Source data —
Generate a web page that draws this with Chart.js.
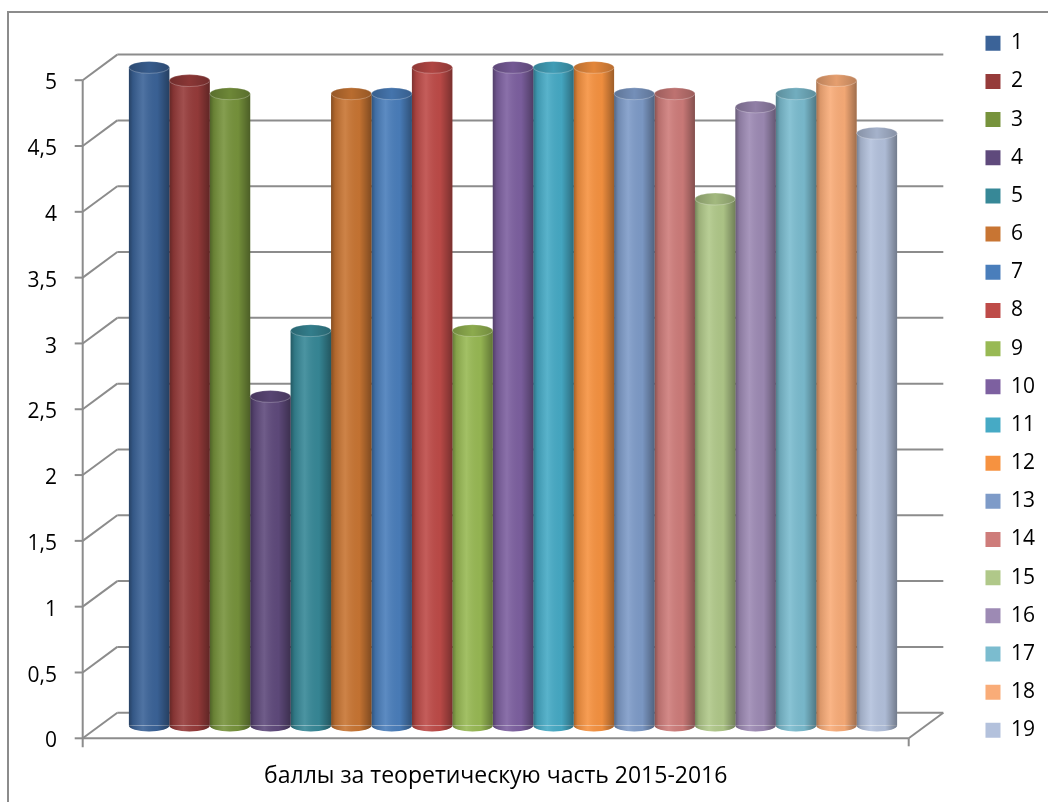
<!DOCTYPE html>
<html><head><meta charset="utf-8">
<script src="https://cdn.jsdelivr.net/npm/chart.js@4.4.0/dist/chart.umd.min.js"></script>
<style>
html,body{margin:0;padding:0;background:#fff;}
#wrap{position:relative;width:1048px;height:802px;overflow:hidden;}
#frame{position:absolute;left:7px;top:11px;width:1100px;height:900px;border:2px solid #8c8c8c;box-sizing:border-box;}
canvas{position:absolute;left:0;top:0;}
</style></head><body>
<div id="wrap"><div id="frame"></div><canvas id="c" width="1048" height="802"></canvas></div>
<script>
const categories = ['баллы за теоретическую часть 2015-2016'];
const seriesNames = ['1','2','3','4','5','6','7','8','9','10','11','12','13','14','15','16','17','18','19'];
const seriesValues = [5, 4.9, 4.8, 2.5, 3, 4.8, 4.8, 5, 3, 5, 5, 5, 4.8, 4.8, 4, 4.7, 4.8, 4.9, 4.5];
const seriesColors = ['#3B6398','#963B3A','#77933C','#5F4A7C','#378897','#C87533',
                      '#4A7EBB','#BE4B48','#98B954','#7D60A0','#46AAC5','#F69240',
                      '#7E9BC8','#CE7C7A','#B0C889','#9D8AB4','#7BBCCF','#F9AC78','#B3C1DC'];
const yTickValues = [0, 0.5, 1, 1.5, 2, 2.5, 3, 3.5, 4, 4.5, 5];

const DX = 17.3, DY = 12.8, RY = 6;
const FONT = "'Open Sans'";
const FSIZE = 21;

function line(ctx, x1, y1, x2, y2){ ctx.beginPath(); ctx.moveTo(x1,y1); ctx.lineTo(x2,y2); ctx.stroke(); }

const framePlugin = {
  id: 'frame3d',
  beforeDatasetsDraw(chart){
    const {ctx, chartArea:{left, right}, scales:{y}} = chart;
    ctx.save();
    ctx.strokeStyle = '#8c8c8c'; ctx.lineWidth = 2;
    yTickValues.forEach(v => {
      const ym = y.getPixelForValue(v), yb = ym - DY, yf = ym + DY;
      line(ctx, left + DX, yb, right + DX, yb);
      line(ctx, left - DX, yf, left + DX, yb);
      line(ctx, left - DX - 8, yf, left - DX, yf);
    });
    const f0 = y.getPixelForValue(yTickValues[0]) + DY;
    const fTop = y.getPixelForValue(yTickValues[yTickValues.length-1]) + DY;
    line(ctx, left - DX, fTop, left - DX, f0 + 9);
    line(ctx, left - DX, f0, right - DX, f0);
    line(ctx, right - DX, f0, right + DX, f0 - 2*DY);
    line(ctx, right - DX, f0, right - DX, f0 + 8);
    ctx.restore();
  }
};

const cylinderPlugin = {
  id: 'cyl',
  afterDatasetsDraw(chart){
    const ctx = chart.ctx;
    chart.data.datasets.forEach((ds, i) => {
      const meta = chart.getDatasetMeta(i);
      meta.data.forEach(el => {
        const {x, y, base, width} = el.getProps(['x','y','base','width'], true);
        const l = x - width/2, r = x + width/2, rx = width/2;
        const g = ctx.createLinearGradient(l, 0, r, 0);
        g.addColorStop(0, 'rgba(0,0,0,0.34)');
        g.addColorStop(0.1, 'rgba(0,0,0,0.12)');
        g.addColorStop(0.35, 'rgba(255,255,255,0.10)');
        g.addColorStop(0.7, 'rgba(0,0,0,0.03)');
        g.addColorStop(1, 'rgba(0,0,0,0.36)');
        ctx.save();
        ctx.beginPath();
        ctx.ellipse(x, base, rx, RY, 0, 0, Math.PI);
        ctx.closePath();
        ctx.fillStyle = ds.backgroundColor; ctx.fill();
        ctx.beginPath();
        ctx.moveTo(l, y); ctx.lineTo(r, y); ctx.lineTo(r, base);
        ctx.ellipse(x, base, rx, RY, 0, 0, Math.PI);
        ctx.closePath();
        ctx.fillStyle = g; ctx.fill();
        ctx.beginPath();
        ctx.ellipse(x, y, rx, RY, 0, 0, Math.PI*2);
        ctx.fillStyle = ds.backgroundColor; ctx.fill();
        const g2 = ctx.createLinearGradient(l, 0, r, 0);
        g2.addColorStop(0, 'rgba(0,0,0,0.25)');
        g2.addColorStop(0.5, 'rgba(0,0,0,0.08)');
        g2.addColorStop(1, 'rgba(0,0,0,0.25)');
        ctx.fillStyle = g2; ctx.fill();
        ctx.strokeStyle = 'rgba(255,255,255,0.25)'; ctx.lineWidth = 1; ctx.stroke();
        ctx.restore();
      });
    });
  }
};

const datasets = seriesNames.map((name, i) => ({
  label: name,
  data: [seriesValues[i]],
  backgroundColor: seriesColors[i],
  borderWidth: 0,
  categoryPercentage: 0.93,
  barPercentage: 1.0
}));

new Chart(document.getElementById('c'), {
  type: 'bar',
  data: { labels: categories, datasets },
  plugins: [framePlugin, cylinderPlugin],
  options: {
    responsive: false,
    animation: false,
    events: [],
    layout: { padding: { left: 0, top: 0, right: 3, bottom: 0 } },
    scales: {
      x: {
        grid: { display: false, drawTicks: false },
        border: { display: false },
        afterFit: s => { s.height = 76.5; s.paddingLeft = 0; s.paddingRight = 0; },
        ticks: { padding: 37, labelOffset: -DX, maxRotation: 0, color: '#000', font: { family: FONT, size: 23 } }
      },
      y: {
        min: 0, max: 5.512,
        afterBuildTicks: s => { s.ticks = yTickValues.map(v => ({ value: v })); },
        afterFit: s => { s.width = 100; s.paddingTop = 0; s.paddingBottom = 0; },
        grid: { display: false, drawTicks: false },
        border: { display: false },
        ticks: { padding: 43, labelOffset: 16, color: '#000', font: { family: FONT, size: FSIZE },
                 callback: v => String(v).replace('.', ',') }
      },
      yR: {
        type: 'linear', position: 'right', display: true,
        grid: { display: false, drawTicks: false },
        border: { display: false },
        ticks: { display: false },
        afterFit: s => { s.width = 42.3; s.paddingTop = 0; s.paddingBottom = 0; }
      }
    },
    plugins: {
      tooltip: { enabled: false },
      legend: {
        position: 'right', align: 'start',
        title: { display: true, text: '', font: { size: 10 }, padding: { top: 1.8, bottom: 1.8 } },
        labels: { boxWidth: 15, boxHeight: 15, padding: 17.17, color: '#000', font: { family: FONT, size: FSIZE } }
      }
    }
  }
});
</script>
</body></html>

To be done — Without including any pictures, print all of the material exactly as given.

Response for this exercise —
Generate a web page that draws this with Chart.js.
<!DOCTYPE html>
<html><head><meta charset="utf-8">
<script src="https://cdn.jsdelivr.net/npm/chart.js@4.4.0/dist/chart.umd.min.js"></script>
<style>
html,body{margin:0;padding:0;background:#fff;}
#wrap{position:relative;width:1048px;height:802px;overflow:hidden;}
#frame{position:absolute;left:7px;top:11px;width:1100px;height:900px;border:2px solid #8c8c8c;box-sizing:border-box;}
canvas{position:absolute;left:0;top:0;}
</style></head><body>
<div id="wrap"><div id="frame"></div><canvas id="c" width="1048" height="802"></canvas></div>
<script>
const categories = ['баллы за теоретическую часть 2015-2016'];
const seriesNames = ['1','2','3','4','5','6','7','8','9','10','11','12','13','14','15','16','17','18','19'];
const seriesValues = [5, 4.9, 4.8, 2.5, 3, 4.8, 4.8, 5, 3, 5, 5, 5, 4.8, 4.8, 4, 4.7, 4.8, 4.9, 4.5];
const seriesColors = ['#3B6398','#963B3A','#77933C','#5F4A7C','#378897','#C87533',
                      '#4A7EBB','#BE4B48','#98B954','#7D60A0','#46AAC5','#F69240',
                      '#7E9BC8','#CE7C7A','#B0C889','#9D8AB4','#7BBCCF','#F9AC78','#B3C1DC'];
const yTickValues = [0, 0.5, 1, 1.5, 2, 2.5, 3, 3.5, 4, 4.5, 5];

const DX = 17.3, DY = 12.8, RY = 6;
const FONT = "'Open Sans'";
const FSIZE = 21;

function line(ctx, x1, y1, x2, y2){ ctx.beginPath(); ctx.moveTo(x1,y1); ctx.lineTo(x2,y2); ctx.stroke(); }

const framePlugin = {
  id: 'frame3d',
  beforeDatasetsDraw(chart){
    const {ctx, chartArea:{left, right}, scales:{y}} = chart;
    ctx.save();
    ctx.strokeStyle = '#8c8c8c'; ctx.lineWidth = 2;
    yTickValues.forEach(v => {
      const ym = y.getPixelForValue(v), yb = ym - DY, yf = ym + DY;
      line(ctx, left + DX, yb, right + DX, yb);
      line(ctx, left - DX, yf, left + DX, yb);
      line(ctx, left - DX - 8, yf, left - DX, yf);
    });
    const f0 = y.getPixelForValue(yTickValues[0]) + DY;
    const fTop = y.getPixelForValue(yTickValues[yTickValues.length-1]) + DY;
    line(ctx, left - DX, fTop, left - DX, f0 + 9);
    line(ctx, left - DX, f0, right - DX, f0);
    line(ctx, right - DX, f0, right + DX, f0 - 2*DY);
    line(ctx, right - DX, f0, right - DX, f0 + 8);
    ctx.restore();
  }
};

const cylinderPlugin = {
  id: 'cyl',
  afterDatasetsDraw(chart){
    const ctx = chart.ctx;
    chart.data.datasets.forEach((ds, i) => {
      const meta = chart.getDatasetMeta(i);
      meta.data.forEach(el => {
        const {x, y, base, width} = el.getProps(['x','y','base','width'], true);
        const l = x - width/2, r = x + width/2, rx = width/2;
        const g = ctx.createLinearGradient(l, 0, r, 0);
        g.addColorStop(0, 'rgba(0,0,0,0.34)');
        g.addColorStop(0.1, 'rgba(0,0,0,0.12)');
        g.addColorStop(0.35, 'rgba(255,255,255,0.10)');
        g.addColorStop(0.7, 'rgba(0,0,0,0.03)');
        g.addColorStop(1, 'rgba(0,0,0,0.36)');
        ctx.save();
        ctx.beginPath();
        ctx.ellipse(x, base, rx, RY, 0, 0, Math.PI);
        ctx.closePath();
        ctx.fillStyle = ds.backgroundColor; ctx.fill();
        ctx.beginPath();
        ctx.moveTo(l, y); ctx.lineTo(r, y); ctx.lineTo(r, base);
        ctx.ellipse(x, base, rx, RY, 0, 0, Math.PI);
        ctx.closePath();
        ctx.fillStyle = g; ctx.fill();
        ctx.beginPath();
        ctx.ellipse(x, y, rx, RY, 0, 0, Math.PI*2);
        ctx.fillStyle = ds.backgroundColor; ctx.fill();
        const g2 = ctx.createLinearGradient(l, 0, r, 0);
        g2.addColorStop(0, 'rgba(0,0,0,0.25)');
        g2.addColorStop(0.5, 'rgba(0,0,0,0.08)');
        g2.addColorStop(1, 'rgba(0,0,0,0.25)');
        ctx.fillStyle = g2; ctx.fill();
        ctx.strokeStyle = 'rgba(255,255,255,0.25)'; ctx.lineWidth = 1; ctx.stroke();
        ctx.restore();
      });
    });
  }
};

const datasets = seriesNames.map((name, i) => ({
  label: name,
  data: [seriesValues[i]],
  backgroundColor: seriesColors[i],
  borderWidth: 0,
  categoryPercentage: 0.93,
  barPercentage: 1.0
}));

new Chart(document.getElementById('c'), {
  type: 'bar',
  data: { labels: categories, datasets },
  plugins: [framePlugin, cylinderPlugin],
  options: {
    responsive: false,
    animation: false,
    events: [],
    layout: { padding: { left: 0, top: 0, right: 3, bottom: 0 } },
    scales: {
      x: {
        grid: { display: false, drawTicks: false },
        border: { display: false },
        afterFit: s => { s.height = 76.5; s.paddingLeft = 0; s.paddingRight = 0; },
        ticks: { padding: 37, labelOffset: -DX, maxRotation: 0, color: '#000', font: { family: FONT, size: 23 } }
      },
      y: {
        min: 0, max: 5.512,
        afterBuildTicks: s => { s.ticks = yTickValues.map(v => ({ value: v })); },
        afterFit: s => { s.width = 100; s.paddingTop = 0; s.paddingBottom = 0; },
        grid: { display: false, drawTicks: false },
        border: { display: false },
        ticks: { padding: 43, labelOffset: 16, color: '#000', font: { family: FONT, size: FSIZE },
                 callback: v => String(v).replace('.', ',') }
      },
      yR: {
        type: 'linear', position: 'right', display: true,
        grid: { display: false, drawTicks: false },
        border: { display: false },
        ticks: { display: false },
        afterFit: s => { s.width = 42.3; s.paddingTop = 0; s.paddingBottom = 0; }
      }
    },
    plugins: {
      tooltip: { enabled: false },
      legend: {
        position: 'right', align: 'start',
        title: { display: true, text: '', font: { size: 10 }, padding: { top: 1.8, bottom: 1.8 } },
        labels: { boxWidth: 15, boxHeight: 15, padding: 17.17, color: '#000', font: { family: FONT, size: FSIZE } }
      }
    }
  }
});
</script>
</body></html>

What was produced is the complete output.